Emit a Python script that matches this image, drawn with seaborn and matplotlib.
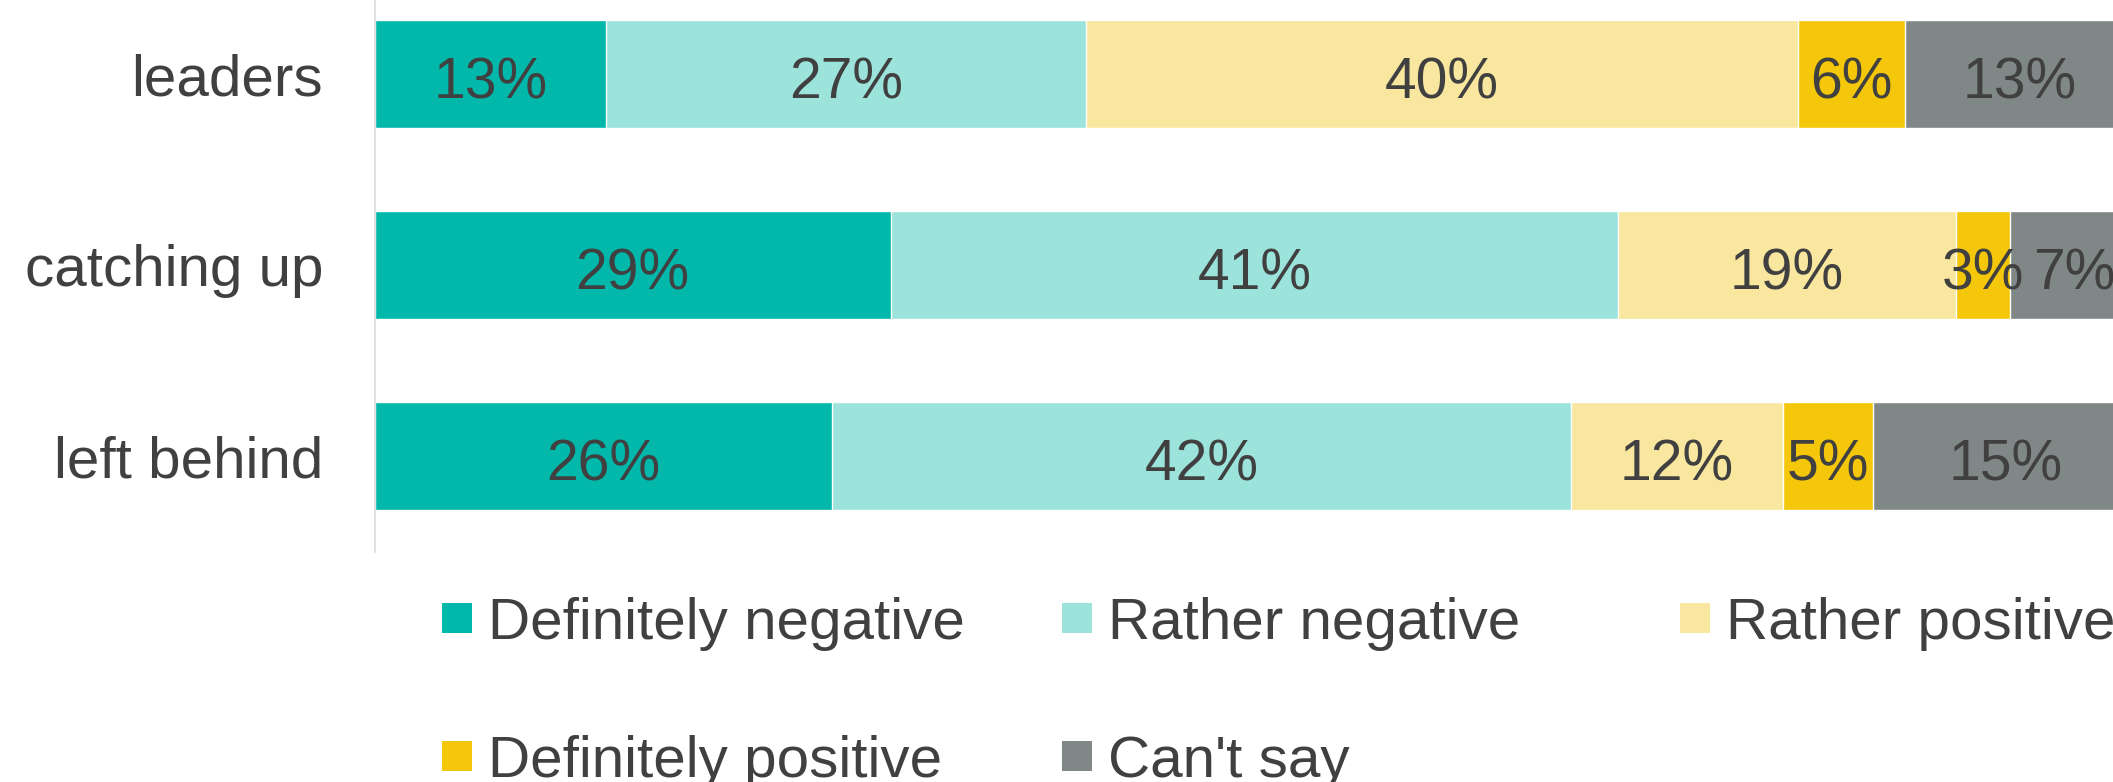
import numpy as np
import matplotlib
matplotlib.use("Agg")
import matplotlib.pyplot as plt
from matplotlib.patches import Patch
import seaborn as sns

categories = ["leaders", "catching up", "left behind"]
series = ["Definitely negative", "Rather negative", "Rather positive",
          "Definitely positive", "Can't say"]
definitely_negative = [13.0, 29.0, 25.7]
rather_negative = [27.0, 40.9, 41.55]
rather_positive = [40.0, 19.0, 11.9]
definitely_positive = [6.0, 3.05, 5.05]
cant_say = [13.0, 7.2, 15.0]
colors = ["#02B8AA", "#9CE3DB", "#F9E79F", "#F4C70A", "#808787"]

sns.set_theme(style="white")
plt.rcParams["font.family"] = ["Liberation Sans", "DejaVu Sans"]
TEXT = "#404040"

values = np.array([definitely_negative, rather_negative, rather_positive,
                   definitely_positive, cant_say])
cum = np.cumsum(values, axis=0)

fig = plt.figure(figsize=(21.13, 7.82), dpi=100)
ax = fig.add_axes([374.6 / 2113, 1 - 552 / 782, 1779 / 2113, (552 + 21.5) / 782])

for i in reversed(range(len(series))):
    sns.barplot(x=cum[i], y=categories, order=categories, orient="h",
                color=colors[i], saturation=1, width=0.565,
                edgecolor="white", linewidth=1.0, errorbar=None, ax=ax)

for i in range(len(series)):
    for j in range(len(categories)):
        center = cum[i][j] - values[i][j] / 2
        ax.annotate(f"{values[i][j]:.0f}%", xy=(center, j), xytext=(0, -6.8),
                    textcoords="offset points", ha="center", va="center",
                    fontsize=41, color=TEXT)

ax.set_xlim(0, 100)
ax.set_ylim(2.5, -0.5)
ax.set_xlabel("")
ax.set_ylabel("")
ax.set_xticks([])
for s in ["top", "right", "bottom"]:
    ax.spines[s].set_visible(False)
ax.spines["left"].set_color("#D9D9D9")
ax.spines["left"].set_linewidth(1.1)
ax.tick_params(axis="y", length=0, pad=37, labelsize=42, labelcolor=TEXT)

handles = [Patch(facecolor=c, edgecolor="none") for c in colors]
columns = [[0, 3], [1, 4], [2]]
col_x = [442 / 2113, 1062 / 2113, 1680 / 2113]
for xpos, idx in zip(col_x, columns):
    fig.legend([handles[k] for k in idx], [series[k] for k in idx],
               loc="upper left", bbox_to_anchor=(xpos, 0.2365),
               bbox_transform=fig.transFigure, frameon=False, borderpad=0,
               borderaxespad=0, handlelength=0.515, handleheight=0.4146,
               handletextpad=0.27, labelspacing=1.44, fontsize=42,
               labelcolor=TEXT)

fig.savefig("out.png", dpi=100)
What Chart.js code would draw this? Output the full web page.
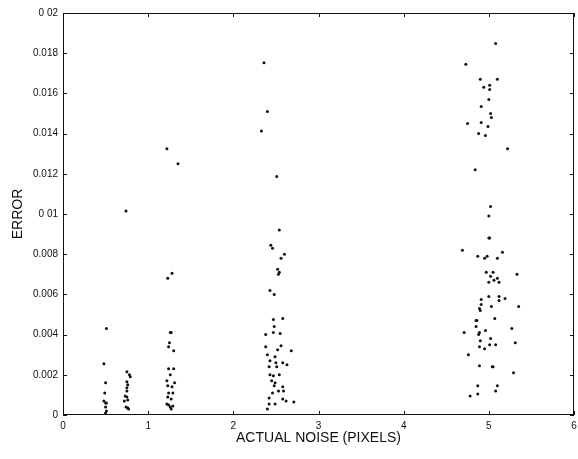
<!DOCTYPE html>
<html>
<head>
<meta charset="utf-8">
<script src="https://cdn.jsdelivr.net/npm/chart.js@4/dist/chart.umd.min.js"></script>
<style>
  body { margin: 0; background: #fff; }
</style>
</head>
<body>
<canvas id="noiseChart" width="578" height="459"></canvas>
<script>
// data, one group per noise level
const noise05X = [0.51, 0.48, 0.50, 0.49, 0.48, 0.50, 0.51, 0.50, 0.51, 0.50];
const noise05Y = [0.0043, 0.00255, 0.0016, 0.0011, 0.0007, 0.0006, 0.0006, 0.0004, 0.0002, 0.0001];

const noise075X = [0.74, 0.75, 0.78, 0.79, 0.75, 0.76, 0.75, 0.75, 0.73, 0.75, 0.76, 0.72, 0.74, 0.76, 0.77];
const noise075Y = [0.01015, 0.00215, 0.002, 0.0019, 0.00165, 0.0015, 0.00135, 0.0012, 0.00095, 0.0009, 0.00075, 0.0007, 0.0004, 0.00035, 0.0003];

const noise125X = [1.22, 1.35, 1.23, 1.28, 1.26, 1.27, 1.25, 1.24, 1.30, 1.24, 1.30, 1.26, 1.22, 1.31, 1.23,
                   1.28, 1.24, 1.29, 1.23, 1.27, 1.22, 1.24, 1.26, 1.29, 1.27];
const noise125Y = [0.01325, 0.0125, 0.0068, 0.00705, 0.0041, 0.0041, 0.0036, 0.0034, 0.0032, 0.0023, 0.0023, 0.002, 0.0017, 0.0016, 0.00145,
                   0.0014, 0.0011, 0.0011, 0.0009, 0.0008, 0.00055, 0.0005, 0.0004, 0.00045, 0.0003];

const noise25X = [2.36, 2.40, 2.33, 2.51, 2.54, 2.44, 2.46, 2.60, 2.56, 2.52, 2.54, 2.53, 2.43, 2.48, 2.47,
                  2.58, 2.48, 2.38, 2.47, 2.55, 2.38, 2.56, 2.52, 2.68, 2.40, 2.49, 2.43, 2.50, 2.58, 2.63,
                  2.42, 2.51, 2.43, 2.47, 2.54, 2.45, 2.49, 2.48, 2.58, 2.59, 2.53, 2.46, 2.42, 2.58, 2.62,
                  2.71, 2.49, 2.42, 2.40];
const noise25Y = [0.01753, 0.0151, 0.01413, 0.01187, 0.0092, 0.00845, 0.0083, 0.008, 0.0078, 0.00725, 0.0071, 0.007, 0.0062, 0.006, 0.00475,
                  0.0048, 0.0044, 0.004, 0.0041, 0.00405, 0.0034, 0.00345, 0.00325, 0.0032, 0.003, 0.0029, 0.0027, 0.0026, 0.0026, 0.0025,
                  0.0024, 0.0024, 0.002, 0.00195, 0.002, 0.0017, 0.0016, 0.00145, 0.0014, 0.0012, 0.0012, 0.0011, 0.00085, 0.0008, 0.0007,
                  0.00065, 0.00055, 0.00055, 0.0003];

const noise5X = [5.08, 4.73, 4.90, 5.10, 4.94, 5.01, 5.01, 5.00, 4.91, 5.02, 5.03, 4.91, 4.75, 4.99, 4.88,
                 4.96, 5.22, 4.84, 5.02, 5.00, 5.00, 5.01, 4.69, 5.16, 4.87, 4.98, 4.95, 5.10, 4.97, 5.05,
                 5.33, 5.02, 5.06, 5.10, 5.00, 5.12, 4.91, 5.00, 5.12, 5.19, 5.12, 4.91, 4.89, 5.03, 5.35,
                 4.90, 5.07, 4.86, 4.85, 4.85, 5.27, 4.71, 4.96, 4.89, 4.88, 5.02, 4.90, 5.31, 5.08, 5.01,
                 4.89, 4.95, 4.76, 4.89, 5.04, 5.05, 5.29, 4.87, 5.10, 5.08, 4.87, 4.78];
const noise5Y = [0.01848, 0.01745, 0.0167, 0.0167, 0.0163, 0.0164, 0.0162, 0.0157, 0.01535, 0.015, 0.0148, 0.01455, 0.0145, 0.01435, 0.014,
                 0.0139, 0.01325, 0.0122, 0.01037, 0.0099, 0.0088, 0.0088, 0.0082, 0.0081, 0.0079, 0.0079, 0.0078, 0.0078, 0.0071, 0.0071,
                 0.007, 0.0069, 0.0067, 0.0068, 0.0066, 0.0066, 0.00575, 0.0059, 0.0059, 0.0058, 0.0057, 0.0055, 0.0053, 0.0054, 0.0054,
                 0.0052, 0.0048, 0.0047, 0.0047, 0.0044, 0.0043, 0.0041, 0.0042, 0.0041, 0.004, 0.0038, 0.0037, 0.0036, 0.0035, 0.0035,
                 0.0034, 0.0033, 0.003, 0.00245, 0.0024, 0.0024, 0.0021, 0.00145, 0.00145, 0.0012, 0.00105, 0.00095];

const xTickLabels = ['0', '1', '2', '3', '4', '5', '6'];
const yTickLabels = ['0', '0.002', '0.004', '0.006', '0.008', '0 01', '0.012', '0.014', '0.016', '0.018', '0 02'];

const groupsX = [noise05X, noise075X, noise125X, noise25X, noise5X];
const groupsY = [noise05Y, noise075Y, noise125Y, noise25Y, noise5Y];

const points = [];
groupsX.forEach((xs, g) => {
  xs.forEach((x, i) => points.push({ x: x, y: groupsY[g][i] }));
});

// box round the plot with ticks pointing inward, matlab style
const boxPlugin = {
  id: 'box',
  afterDraw(chart) {
    const ctx = chart.ctx;
    const a = chart.chartArea;
    const xs = chart.scales.x, ys = chart.scales.y;
    ctx.save();
    ctx.strokeStyle = '#111';
    ctx.lineWidth = 1;
    ctx.strokeRect(a.left + 0.5, a.top + 0.5, a.right - a.left - 1, a.bottom - a.top - 1);
    ctx.beginPath();
    xs.ticks.forEach(t => {
      const px = Math.round(xs.getPixelForValue(t.value)) + 0.5;
      ctx.moveTo(px, a.bottom); ctx.lineTo(px, a.bottom - 4);
      ctx.moveTo(px, a.top); ctx.lineTo(px, a.top + 4);
    });
    ys.ticks.forEach(t => {
      const py = Math.round(ys.getPixelForValue(t.value)) + 0.5;
      ctx.moveTo(a.left, py); ctx.lineTo(a.left + 4, py);
      ctx.moveTo(a.right, py); ctx.lineTo(a.right - 4, py);
    });
    ctx.stroke();
    ctx.restore();
  }
};

const ctx = document.getElementById('noiseChart').getContext('2d');
const noiseChart = new Chart(ctx, {
  type: 'scatter',
  data: {
    datasets: [{
      label: 'Error',
      data: points,
      pointRadius: 1.5,
      pointBorderWidth: 0,
      backgroundColor: '#111',
      borderColor: '#111'
    }]
  },
  options: {
    responsive: false,
    animation: false,
    layout: { padding: { top: 13, right: 1, left: 0, bottom: 0 } },
    scales: {
      x: {
        type: 'linear',
        min: 0,
        max: 6,
        grid: { display: false, drawTicks: false },
        border: { display: false },
        afterFit: s => { s.height = 44; s.paddingRight = 0; s.paddingLeft = 0; },
        ticks: {
          stepSize: 1,
          padding: 5,
          color: '#111',
          font: { family: 'Arial', size: 10 },
          maxRotation: 0,
          callback: (v, i) => xTickLabels[i]
        },
        title: {
          display: true,
          text: 'ACTUAL NOISE (PIXELS)',
          color: '#111',
          font: { family: 'Arial', size: 14 },
          padding: { top: 0, bottom: 12 }
        }
      },
      y: {
        min: 0,
        max: 0.02,
        grid: { display: false, drawTicks: false },
        border: { display: false },
        afterFit: s => { s.width = 63; },
        ticks: {
          stepSize: 0.002,
          padding: 5,
          color: '#111',
          font: { family: 'Arial', size: 10 },
          callback: (v, i) => yTickLabels[i]
        },
        title: {
          display: true,
          text: 'ERROR',
          color: '#111',
          font: { family: 'Arial', size: 14 },
          padding: { top: 10, bottom: 0 }
        }
      }
    },
    plugins: {
      legend: { display: false },
      tooltip: { enabled: false }
    }
  },
  plugins: [boxPlugin]
});
</script>
</body>
</html>
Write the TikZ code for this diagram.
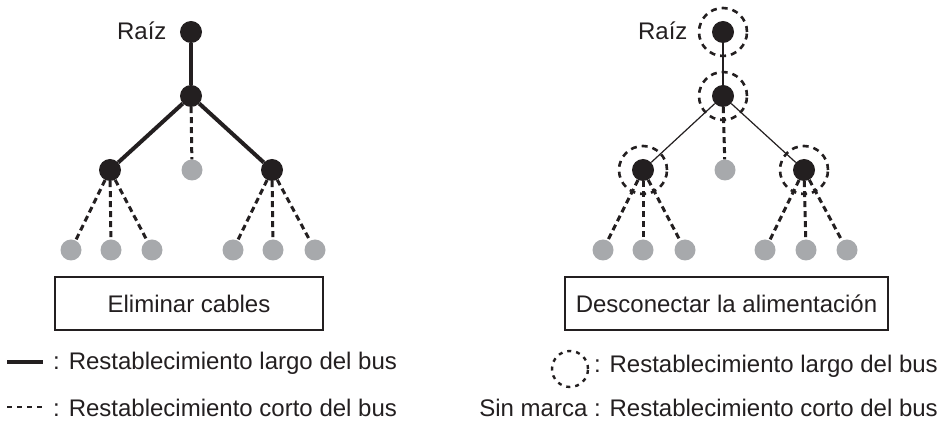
\documentclass[tikz,border=0pt]{standalone}
\usepackage{fontspec}
\setmainfont{Liberation Sans}
\definecolor{nblack}{HTML}{231F20}
\definecolor{ngray}{HTML}{A7A9AC}
\begin{document}
\begin{tikzpicture}[x=1pt,y=-1pt,
  font=\fontsize{24}{28}\selectfont, text=nblack,
  bn/.style={circle,fill=nblack,minimum size=22pt,inner sep=0pt},
  gn/.style={circle,fill=ngray,minimum size=21pt,inner sep=0pt},
  ring/.style={circle,draw=nblack,line width=2.6pt,dash pattern=on 6pt off 5pt,minimum size=48pt,inner sep=0pt},
  longbus/.style={draw=nblack,line width=4pt},
  thinbus/.style={draw=nblack,line width=1.2pt},
  shortbus/.style={draw=nblack,line width=3pt,dash pattern=on 6pt off 4pt},
  labelbox/.style={draw=nblack,line width=1.2pt,minimum height=53pt,inner sep=0pt},
  legtext/.style={inner sep=0pt}
]
\useasboundingbox (0,0) rectangle (943,427);

% ---------- left tree ----------
\node[bn] (r1) at (191,32) {};
\node[bn] (m1) at (191,96) {};
\node[bn] (a1) at (110,170) {};
\node[bn] (b1) at (272,170) {};
\node[gn] (c1) at (192,170) {};
\node[gn] (p1) at (71,250) {};
\node[gn] (p2) at (111,250) {};
\node[gn] (p3) at (152,250) {};
\node[gn] (p4) at (233,250) {};
\node[gn] (p5) at (273,250) {};
\node[gn] (p6) at (315,250) {};
\node[anchor=east] (t1) at (170,31) {Raíz};
\draw[longbus] (r1) -- (m1);
\draw[longbus] (m1) -- (a1);
\draw[longbus] (m1) -- (b1);
\draw[shortbus] (m1) -- (c1);
\draw[shortbus] (a1) -- (p1);
\draw[shortbus] (a1) -- (p2);
\draw[shortbus] (a1) -- (p3);
\draw[shortbus] (b1) -- (p4);
\draw[shortbus] (b1) -- (p5);
\draw[shortbus] (b1) -- (p6);
\node[labelbox,minimum width=268pt] (e1) at (189,303.5) {Eliminar cables};

% ---------- right tree ----------
\node[bn] (r2) at (723,32) {};
\node[bn] (m2) at (723,96) {};
\node[bn] (a2) at (643,170) {};
\node[bn] (b2) at (804,170) {};
\node[gn] (c2) at (725,170) {};
\node[gn] (q1) at (603,250) {};
\node[gn] (q2) at (643,250) {};
\node[gn] (q3) at (685,250) {};
\node[gn] (q4) at (765,250) {};
\node[gn] (q5) at (806,250) {};
\node[gn] (q6) at (847,250) {};
\node[anchor=east] (t2) at (691,31) {Raíz};
\draw[thinbus] (r2) -- (m2);
\draw[thinbus] (m2) -- (a2);
\draw[thinbus] (m2) -- (b2);
\draw[shortbus] (m2) -- (c2);
\draw[shortbus] (a2) -- (q1);
\draw[shortbus] (a2) -- (q2);
\draw[shortbus] (a2) -- (q3);
\draw[shortbus] (b2) -- (q4);
\draw[shortbus] (b2) -- (q5);
\draw[shortbus] (b2) -- (q6);
\node[ring] (g1) at (r2) {};
\node[ring] (g2) at (m2) {};
\node[ring] (g3) at (a2) {};
\node[ring] (g4) at (b2) {};
\node[labelbox,minimum width=323pt] (e2) at (726.5,303.5) {Desconectar la alimentación};

% ---------- legends ----------
\coordinate (ls1) at (7,362);
\coordinate (le1) at (43,362);
\draw[longbus] (ls1) -- (le1);
\node[legtext,anchor=west] (lt1) at (53,363) {: Restablecimiento largo del bus};
\coordinate (ls2) at (7,407);
\coordinate (le2) at (43,407);
\draw[draw=nblack,line width=2.4pt,dash pattern=on 5pt off 5pt] (ls2) -- (le2);
\node[legtext,anchor=west] (lt2) at (53,408) {: Restablecimiento corto del bus};

\node[circle,draw=nblack,line width=2.4pt,dash pattern=on 4pt off 5pt,minimum size=36pt,inner sep=0pt] (lg) at (570,369) {};
\node[legtext,anchor=east] (rt1) at (938,366) {: Restablecimiento largo del bus};
\node[legtext,anchor=east] (rt2) at (938,408) {Sin marca : Restablecimiento corto del bus};
\end{tikzpicture}
\end{document}
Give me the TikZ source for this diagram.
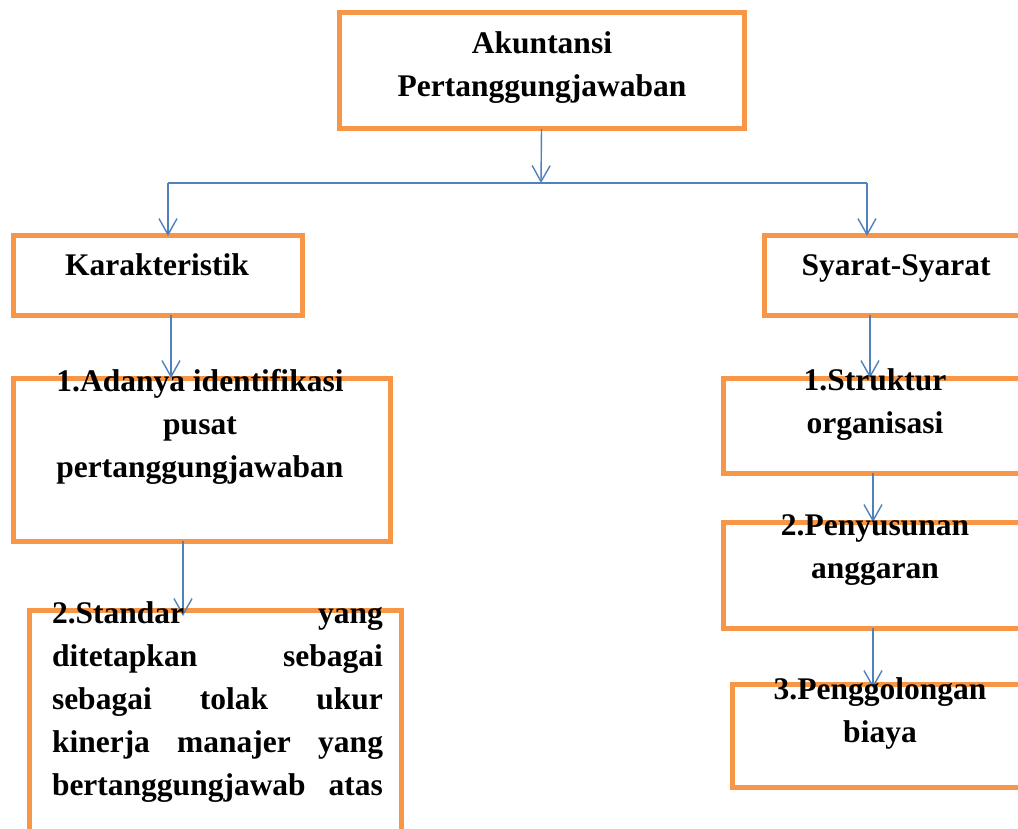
\documentclass[tikz,border=0pt]{standalone}
\usepackage{fontspec}
\setmainfont{Liberation Serif}
\usetikzlibrary{arrows.meta}
\definecolor{boxorange}{HTML}{F79646}
\definecolor{lineblue}{HTML}{4F81BD}
\tikzset{
	box/.style={draw=boxorange, line width=5pt, inner sep=0pt, outer sep=0pt},
	txt/.style={font=\bfseries\fontsize{31.5}{43}\selectfont, align=center, anchor=base, inner sep=0pt},
	arr/.style={draw=lineblue, line width=1.4pt, -{Straight Barb[length=16pt,width=18pt]}},
	link/.style={draw=lineblue, line width=1.4pt}
}
\begin{document}
\begin{tikzpicture}[x=1pt, y=-1pt]
	\clip (0,0) rectangle (1018,829);
	\fill[white] (0,0) rectangle (1018,829);

	% boxes
	\node[box, minimum width=405, minimum height=116] (top) at (541.5,71) {};
	\node[box, minimum width=289, minimum height=79] (kar) at (157.5,275.5) {};
	\node[box, minimum width=336, minimum height=79] (syarat) at (932,275.5) {};
	\node[box, minimum width=377, minimum height=163] (adanya) at (201.5,459.5) {};
	\node[box, minimum width=372, minimum height=290] (standar) at (215,755) {};
	\node[box, minimum width=377, minimum height=95] (struktur) at (911.5,425.5) {};
	\node[box, minimum width=377, minimum height=106] (penyusunan) at (911.5,575) {};
	\node[box, minimum width=368, minimum height=103] (penggolongan) at (916,735.5) {};

	% connectors
	\coordinate (split) at (541,183);
	\coordinate (lsplit) at (168,183);
	\coordinate (rsplit) at (867,183);
	\draw[arr] (top.south) -- (split);
	\draw[link] (lsplit) -- (rsplit);
	\draw[arr] (lsplit) -- (lsplit |- kar.north);
	\draw[arr] (rsplit) -- (rsplit |- syarat.north);
	\draw[arr] ([xshift=13.5]kar.south) -- ([xshift=13.5]kar.south |- adanya.north);
	\draw[arr] ([xshift=-18.5]adanya.south) -- ([xshift=-18.5,yshift=-6]adanya.south |- standar.north);
	\draw[arr] ([xshift=-62]syarat.south) -- ([xshift=-62]syarat.south |- struktur.north);
	\draw[arr] ([xshift=-38.5]struktur.south) -- ([xshift=-38.5]struktur.south |- penyusunan.north);
	\draw[arr] ([xshift=-38.5]penyusunan.south) -- ([xshift=-38.5,yshift=-4]penyusunan.south |- penggolongan.north);

	% texts (base = last line)
	\node[txt] (top-text) at (542,97) {Akuntansi\\Pertanggungjawaban};
	\node[txt] (kar-text) at (157,276) {Karakteristik};
	\node[txt] (syarat-text) at (896,276) {Syarat-Syarat};
	\node[txt] (adanya-text) at (200,477) {1.Adanya identifikasi\\pusat\\pertanggungjawaban};
	\node[txt, text width=331, align=left] (standar-text) at (217.5,623)
		{2.Standar \hfill yang\\ ditetapkan \hfill sebagai\\ sebagai \hfill tolak \hfill ukur\\ kinerja \hfill manajer \hfill yang\\ bertanggungjawab \hfill atas};
	\node[txt] (struktur-text) at (875,433) {1.Struktur\\organisasi};
	\node[txt] (penyusunan-text) at (875,578) {2.Penyusunan\\anggaran};
	\node[txt] (penggolongan-text) at (880,742) {3.Penggolongan\\biaya};
\end{tikzpicture}
\end{document}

--*--

◆ Your task:
Repeat only the lines between the top of the entries above and the line containing "linewidth=1.0, errorbar=None, ax=ax)", both ends included, without the pictures.

◆ Response to the task:
Emit a Python script that matches this image, drawn with seaborn and matplotlib.
import numpy as np
import matplotlib
matplotlib.use("Agg")
import matplotlib.pyplot as plt
from matplotlib.patches import Patch
import seaborn as sns

categories = ["leaders", "catching up", "left behind"]
series = ["Definitely negative", "Rather negative", "Rather positive",
          "Definitely positive", "Can't say"]
definitely_negative = [13.0, 29.0, 25.7]
rather_negative = [27.0, 40.9, 41.55]
rather_positive = [40.0, 19.0, 11.9]
definitely_positive = [6.0, 3.05, 5.05]
cant_say = [13.0, 7.2, 15.0]
colors = ["#02B8AA", "#9CE3DB", "#F9E79F", "#F4C70A", "#808787"]

sns.set_theme(style="white")
plt.rcParams["font.family"] = ["Liberation Sans", "DejaVu Sans"]
TEXT = "#404040"

values = np.array([definitely_negative, rather_negative, rather_positive,
                   definitely_positive, cant_say])
cum = np.cumsum(values, axis=0)

fig = plt.figure(figsize=(21.13, 7.82), dpi=100)
ax = fig.add_axes([374.6 / 2113, 1 - 552 / 782, 1779 / 2113, (552 + 21.5) / 782])

for i in reversed(range(len(series))):
    sns.barplot(x=cum[i], y=categories, order=categories, orient="h",
                color=colors[i], saturation=1, width=0.565,
                edgecolor="white", linewidth=1.0, errorbar=None, ax=ax)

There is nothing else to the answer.